━━ SUPPLIED INFORMATION ━━

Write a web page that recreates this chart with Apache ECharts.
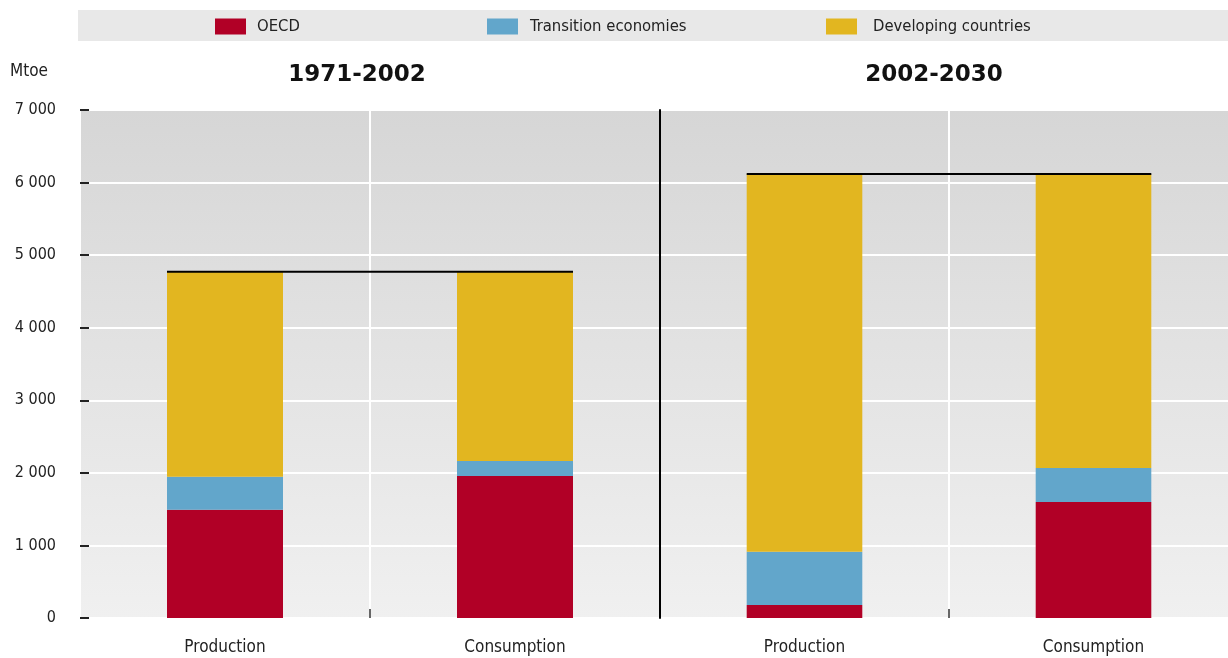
<!DOCTYPE html>
<html>
<head>
<meta charset="utf-8">
<script src="https://cdn.jsdelivr.net/npm/echarts@6/dist/echarts.min.js"></script>
<style>
  html, body { margin: 0; padding: 0; background: #fff; }
  #chart { width: 1228px; height: 658px; }
</style>
</head>
<body>
<div id="chart"></div>
<script>
// Oil production and consumption increase by region (Mtoe)
const categories = ['Production', 'Consumption'];
const periods = ['1971-2002', '2002-2030'];
const seriesNames = ['OECD', 'Transition economies', 'Developing countries'];

// Values per period: [Production, Consumption]
const oecd1971 = [1490, 1955];
const transition1971 = [455, 208];
const developing1971 = [2825, 2605];

const oecd2002 = [180, 1600];
const transition2002 = [734, 467];
const developing2002 = [5204, 4051];

const yTicks = [0, 1000, 2000, 3000, 4000, 5000, 6000, 7000];

const colors = ['#b10026', '#62a6cb', '#e2b620'];
const FONT = '"DejaVu Sans Condensed", "Liberation Sans", sans-serif';

const periodData = [
  [oecd1971, transition1971, developing1971],
  [oecd2002, transition2002, developing2002]
];

function fmtThousands(v) {
  return String(v).replace(/\B(?=(\d{3})+(?!\d))/g, ' ');
}

const chart = echarts.init(document.getElementById('chart'), null, { renderer: 'canvas' });

const bg = new echarts.graphic.LinearGradient(0, 0, 0, 1, [
  { offset: 0, color: '#d6d6d6' },
  { offset: 1, color: '#f0f0f0' }
]);

const grids = [
  { left: 80, top: 110, width: 580, height: 508, show: true, backgroundColor: bg, borderWidth: 0, outerBoundsMode: 'none' },
  { left: 660, top: 110, width: 578, height: 508, show: true, backgroundColor: bg, borderWidth: 0, outerBoundsMode: 'none' }
];

const xAxes = grids.map((g, i) => ({
  type: 'category',
  gridIndex: i,
  data: categories,
  boundaryGap: true,
  axisLine: { show: false },
  axisTick: { show: false },
  splitLine: { show: true, lineStyle: { color: '#ffffff', width: 2 } },
  axisLabel: { color: '#222', fontSize: 17, fontFamily: FONT, margin: 21 }
}));

const yAxes = grids.map((g, i) => ({
  type: 'value',
  gridIndex: i,
  min: yTicks[0],
  max: yTicks[yTicks.length - 1],
  interval: 1000,
  z: 1,
  axisLine: { show: i === 1, onZero: false, lineStyle: { color: '#000', width: 2 } },
  axisTick: { show: i === 0, inside: true, length: 9, lineStyle: { color: '#222', width: 2 } },
  splitLine: { show: true, lineStyle: { color: '#ffffff', width: 2 } },
  axisLabel: {
    show: i === 0,
    color: '#222',
    fontSize: 16,
    fontFamily: FONT,
    margin: 24,
    formatter: v => fmtThousands(v)
  }
}));

const series = [];
periodData.forEach((groups, p) => {
  groups.forEach((vals, k) => {
    series.push({
      name: seriesNames[k],
      type: 'bar',
      stack: 'total' + p,
      xAxisIndex: p,
      yAxisIndex: p,
      barWidth: '40%',
      itemStyle: { color: colors[k] },
      data: vals,
      z: 2
    });
  });
  // Total line spanning both bars of the period, plus the tick between categories
  const total = groups[0][0] + groups[1][0] + groups[2][0];
  series.push({
    type: 'custom',
    xAxisIndex: p,
    yAxisIndex: p,
    z: 5,
    silent: true,
    data: [[0, 1, total]],
    encode: { x: 0, y: 2 },
    renderItem: (params, api) => {
      const v = api.value(2);
      const a = api.coord([api.value(0), v]);
      const b = api.coord([api.value(1), v]);
      const base = api.coord([api.value(0), 0])[1];
      const band = api.size([1, 0])[0];
      const half = band * 0.2;
      const mid = (a[0] + b[0]) / 2;
      return {
        type: 'group',
        children: [
          {
            type: 'line',
            shape: { x1: mid, y1: base - 9, x2: mid, y2: base },
            style: { stroke: '#666', lineWidth: 2 }
          },
          {
            type: 'line',
            shape: { x1: a[0] - half, y1: a[1], x2: b[0] + half, y2: b[1] },
            style: { stroke: '#000', lineWidth: 2 }
          }
        ]
      };
    }
  });
});

const legendBase = {
  orient: 'horizontal',
  top: 18,
  itemWidth: 31,
  itemHeight: 16,
  icon: 'rect',
  padding: 0,
  selectedMode: false
};

const option = {
  animation: false,
  color: colors,
  grid: grids,
  xAxis: xAxes,
  yAxis: yAxes,
  legend: [
    Object.assign({}, legendBase, { left: 215, data: [seriesNames[0]], textStyle: { color: '#222', fontSize: 16.5, fontFamily: FONT, padding: [0, 0, 0, 6] } }),
    Object.assign({}, legendBase, { left: 487, data: [seriesNames[1]], textStyle: { color: '#222', fontSize: 16.5, fontFamily: FONT, padding: [0, 0, 0, 7] } }),
    Object.assign({}, legendBase, { left: 826, data: [seriesNames[2]], textStyle: { color: '#222', fontSize: 16.5, fontFamily: FONT, padding: [0, 0, 0, 11] } })
  ],
  graphic: [
    { type: 'rect', z: -10, shape: { x: 78, y: 10, width: 1150, height: 31 }, style: { fill: '#e8e8e8' } },
    { type: 'text', x: 10, y: 72, style: { text: 'Mtoe', fill: '#222', font: '17px ' + FONT, textVerticalAlign: 'middle' } },
    { type: 'text', x: 357, y: 75, style: { text: periods[0], fill: '#111', font: 'bold 23px "DejaVu Sans", Verdana, sans-serif', textAlign: 'center', textVerticalAlign: 'middle' } },
    { type: 'text', x: 934, y: 75, style: { text: periods[1], fill: '#111', font: 'bold 23px "DejaVu Sans", Verdana, sans-serif', textAlign: 'center', textVerticalAlign: 'middle' } }
  ],
  series: series
};

chart.setOption(option);
</script>
</body>
</html>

━━━

WHAT TO PRODUCE: Repeat the listing in full and exactly. Leave any pictures out.

COMPLETE RESPONSE:
Write a web page that recreates this chart with Apache ECharts.
<!DOCTYPE html>
<html>
<head>
<meta charset="utf-8">
<script src="https://cdn.jsdelivr.net/npm/echarts@6/dist/echarts.min.js"></script>
<style>
  html, body { margin: 0; padding: 0; background: #fff; }
  #chart { width: 1228px; height: 658px; }
</style>
</head>
<body>
<div id="chart"></div>
<script>
// Oil production and consumption increase by region (Mtoe)
const categories = ['Production', 'Consumption'];
const periods = ['1971-2002', '2002-2030'];
const seriesNames = ['OECD', 'Transition economies', 'Developing countries'];

// Values per period: [Production, Consumption]
const oecd1971 = [1490, 1955];
const transition1971 = [455, 208];
const developing1971 = [2825, 2605];

const oecd2002 = [180, 1600];
const transition2002 = [734, 467];
const developing2002 = [5204, 4051];

const yTicks = [0, 1000, 2000, 3000, 4000, 5000, 6000, 7000];

const colors = ['#b10026', '#62a6cb', '#e2b620'];
const FONT = '"DejaVu Sans Condensed", "Liberation Sans", sans-serif';

const periodData = [
  [oecd1971, transition1971, developing1971],
  [oecd2002, transition2002, developing2002]
];

function fmtThousands(v) {
  return String(v).replace(/\B(?=(\d{3})+(?!\d))/g, ' ');
}

const chart = echarts.init(document.getElementById('chart'), null, { renderer: 'canvas' });

const bg = new echarts.graphic.LinearGradient(0, 0, 0, 1, [
  { offset: 0, color: '#d6d6d6' },
  { offset: 1, color: '#f0f0f0' }
]);

const grids = [
  { left: 80, top: 110, width: 580, height: 508, show: true, backgroundColor: bg, borderWidth: 0, outerBoundsMode: 'none' },
  { left: 660, top: 110, width: 578, height: 508, show: true, backgroundColor: bg, borderWidth: 0, outerBoundsMode: 'none' }
];

const xAxes = grids.map((g, i) => ({
  type: 'category',
  gridIndex: i,
  data: categories,
  boundaryGap: true,
  axisLine: { show: false },
  axisTick: { show: false },
  splitLine: { show: true, lineStyle: { color: '#ffffff', width: 2 } },
  axisLabel: { color: '#222', fontSize: 17, fontFamily: FONT, margin: 21 }
}));

const yAxes = grids.map((g, i) => ({
  type: 'value',
  gridIndex: i,
  min: yTicks[0],
  max: yTicks[yTicks.length - 1],
  interval: 1000,
  z: 1,
  axisLine: { show: i === 1, onZero: false, lineStyle: { color: '#000', width: 2 } },
  axisTick: { show: i === 0, inside: true, length: 9, lineStyle: { color: '#222', width: 2 } },
  splitLine: { show: true, lineStyle: { color: '#ffffff', width: 2 } },
  axisLabel: {
    show: i === 0,
    color: '#222',
    fontSize: 16,
    fontFamily: FONT,
    margin: 24,
    formatter: v => fmtThousands(v)
  }
}));

const series = [];
periodData.forEach((groups, p) => {
  groups.forEach((vals, k) => {
    series.push({
      name: seriesNames[k],
      type: 'bar',
      stack: 'total' + p,
      xAxisIndex: p,
      yAxisIndex: p,
      barWidth: '40%',
      itemStyle: { color: colors[k] },
      data: vals,
      z: 2
    });
  });
  // Total line spanning both bars of the period, plus the tick between categories
  const total = groups[0][0] + groups[1][0] + groups[2][0];
  series.push({
    type: 'custom',
    xAxisIndex: p,
    yAxisIndex: p,
    z: 5,
    silent: true,
    data: [[0, 1, total]],
    encode: { x: 0, y: 2 },
    renderItem: (params, api) => {
      const v = api.value(2);
      const a = api.coord([api.value(0), v]);
      const b = api.coord([api.value(1), v]);
      const base = api.coord([api.value(0), 0])[1];
      const band = api.size([1, 0])[0];
      const half = band * 0.2;
      const mid = (a[0] + b[0]) / 2;
      return {
        type: 'group',
        children: [
          {
            type: 'line',
            shape: { x1: mid, y1: base - 9, x2: mid, y2: base },
            style: { stroke: '#666', lineWidth: 2 }
          },
          {
            type: 'line',
            shape: { x1: a[0] - half, y1: a[1], x2: b[0] + half, y2: b[1] },
            style: { stroke: '#000', lineWidth: 2 }
          }
        ]
      };
    }
  });
});

const legendBase = {
  orient: 'horizontal',
  top: 18,
  itemWidth: 31,
  itemHeight: 16,
  icon: 'rect',
  padding: 0,
  selectedMode: false
};

const option = {
  animation: false,
  color: colors,
  grid: grids,
  xAxis: xAxes,
  yAxis: yAxes,
  legend: [
    Object.assign({}, legendBase, { left: 215, data: [seriesNames[0]], textStyle: { color: '#222', fontSize: 16.5, fontFamily: FONT, padding: [0, 0, 0, 6] } }),
    Object.assign({}, legendBase, { left: 487, data: [seriesNames[1]], textStyle: { color: '#222', fontSize: 16.5, fontFamily: FONT, padding: [0, 0, 0, 7] } }),
    Object.assign({}, legendBase, { left: 826, data: [seriesNames[2]], textStyle: { color: '#222', fontSize: 16.5, fontFamily: FONT, padding: [0, 0, 0, 11] } })
  ],
  graphic: [
    { type: 'rect', z: -10, shape: { x: 78, y: 10, width: 1150, height: 31 }, style: { fill: '#e8e8e8' } },
    { type: 'text', x: 10, y: 72, style: { text: 'Mtoe', fill: '#222', font: '17px ' + FONT, textVerticalAlign: 'middle' } },
    { type: 'text', x: 357, y: 75, style: { text: periods[0], fill: '#111', font: 'bold 23px "DejaVu Sans", Verdana, sans-serif', textAlign: 'center', textVerticalAlign: 'middle' } },
    { type: 'text', x: 934, y: 75, style: { text: periods[1], fill: '#111', font: 'bold 23px "DejaVu Sans", Verdana, sans-serif', textAlign: 'center', textVerticalAlign: 'middle' } }
  ],
  series: series
};

chart.setOption(option);
</script>
</body>
</html>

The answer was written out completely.